The answer for this question states (without giving too much else away):
Since $F$ and $L$ are linearly independent ...
Using the definition of linear dependence for infinite dimensions, I presume that if I am able to find a finite subset of $L$ and $F$ such that the elements are not all zero and the resulting sum is $0$ the two sets are not linearly independent. I chose $2_{(L)} + (-1)2_{(F)} = 0$.

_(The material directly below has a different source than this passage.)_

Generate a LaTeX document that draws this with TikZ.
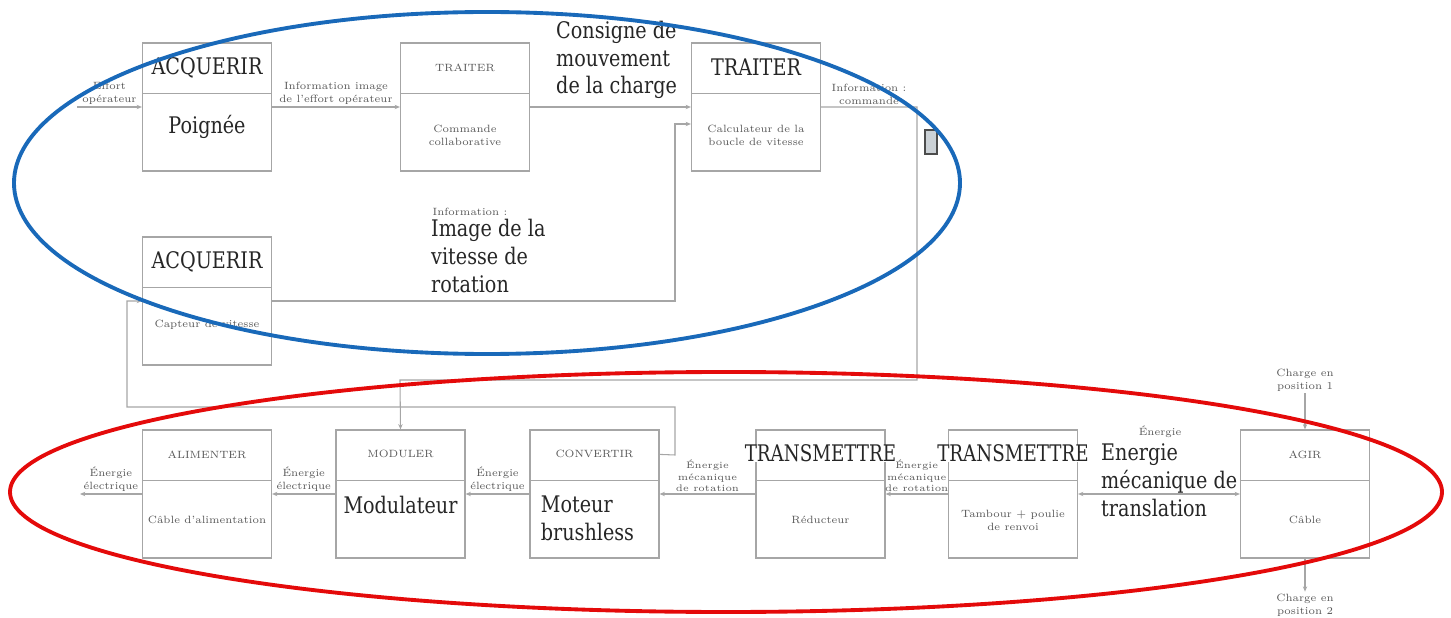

What is wrong with my reasoning?
A sequence with characteristic polynomial $x^2-x-1$, i.e. a sequence $\{A_n\}_{n\geq 0}$ fulfilling $A_{n+2}=A_{n+1}+A_n$, is fixed by the initial values $A_0$ and $A_1$. We may notice that $$ \det\begin{pmatrix}F_0 & L_0 \\ F_1 & L_1 \end{pmatrix}\neq 0 \tag{1}$$ and by Gaussian elimination $$ \det\begin{pmatrix}F_n & L_n \\ F_{n+1} & L_{n+1} \end{pmatrix}=\pm \det\begin{pmatrix}F_0 & L_0 \\ F_1 & L_1 \end{pmatrix} \tag{2}$$ hence the Fibonacci and Lucas sequences are linearly independent.
We just used the analogue of the Wronskian for DE.